Advertisement

A Crack in the U.S.-Iran Wall

Share

President Mohammad Khatami, a warming voice in icy U.S.-Iranian relations, talked of possibilities and political realities in a significant television interview from Tehran Wednesday. The time has not come, he said, for normal relations between the two countries, but he opened a door for cultural and scholarly exchanges. That’s an extremely small crack in a very large wall, but one to which Washington and the American people should give consideration. It’s a gambit in a game worth playing.

Nothing the Iranian leader said suggested change in Tehran’s foreign policies. He specifically supported the Palestinian cause and denounced Israel while denying that Iran has any hand in the terrorism that continues to block political progress in the Middle East. Yet there was a tone of moderation in his comments that invites a studied look by this country and others.

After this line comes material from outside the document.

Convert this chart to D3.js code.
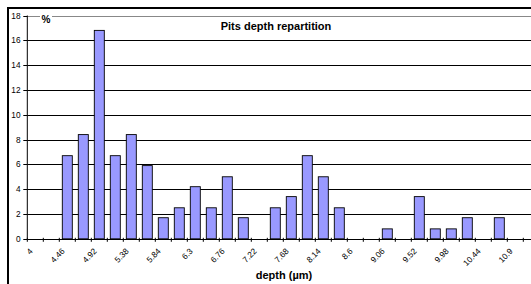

Khatami, elected last spring over hard-line opposition, spoke of the religious underpinnings of American civilization and of Iran’s own Muslim heritage, and he referred to democracy and human dignity as being standards of U.S. governance. But he noted too the differences between the two countries, past and present. And he made his pitch not to Washington but to his American viewers, an interesting strategy.

Advertisement

The American government should give thought to Khatami’s proposal for an exchange of “professors, scholars, artists, journalists and tourists.” The barrier between the United States and Iran would not be the first gradually leveled by exchanges of people, thoughts and experiences. The Iranian president’s frank words should not be ignored. His election came as a pleasant surprise to many Iranians. Now his fledgling steps toward an opening should be welcome in the United States.